At the same time, live sports streaming technology continues improving rapidly, helping streaming platforms compete more directly with traditional cable broadcasts.
For many services, sports now represent one of the strongest tools for subscriber retention.
Explore Best Alternatives to Cable News Channels for Cord-Cutters for live news options.
Free Streaming Will Keep Expanding
FAST platforms — Free Ad-Supported Television — are becoming major players in the streaming world.
Services like Pluto TV, Tubi, Roku Channel, and Freevee continue to grow because they address several consumer frustrations simultaneously. They reduce subscription fatigue, lower entertainment costs, and recreate casual channel-surfing experiences many viewers still enjoy.
As streaming prices rise elsewhere, free platforms become increasingly attractive.
These services will likely continue improving content libraries, live-channel experiences, and recommendation systems over time.
For some households, free streaming may eventually replace a large portion of paid entertainment.
Cord-Cutting Will Become More Personalized
The future of cord-cutting is not one universal streaming setup for everyone.

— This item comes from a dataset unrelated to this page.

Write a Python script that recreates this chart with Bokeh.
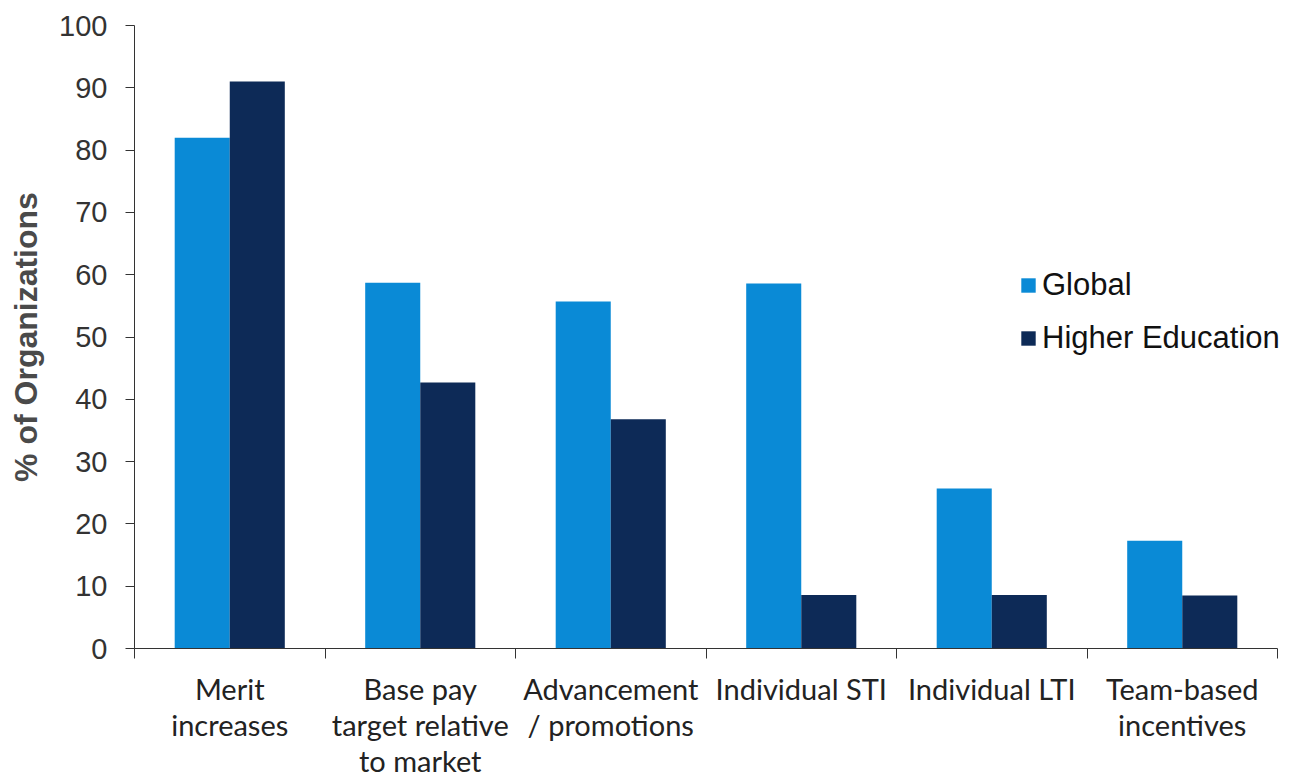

Instead, entertainment systems will become increasingly personalized around individual viewing habits, budgets, sports interests, device ecosystems, and content preferences.
Some households will maintain large premium streaming stacks. Others will rely heavily on free streaming and selective rotation. Some will prioritize live sports, while others focus almost entirely on on-demand entertainment.
The flexibility that made cord-cutting attractive originally will remain its greatest strength.
Streaming may continue to evolve, fragment, and rebundle, but viewers still have far more control over their entertainment choices than they ever did during the traditional cable era.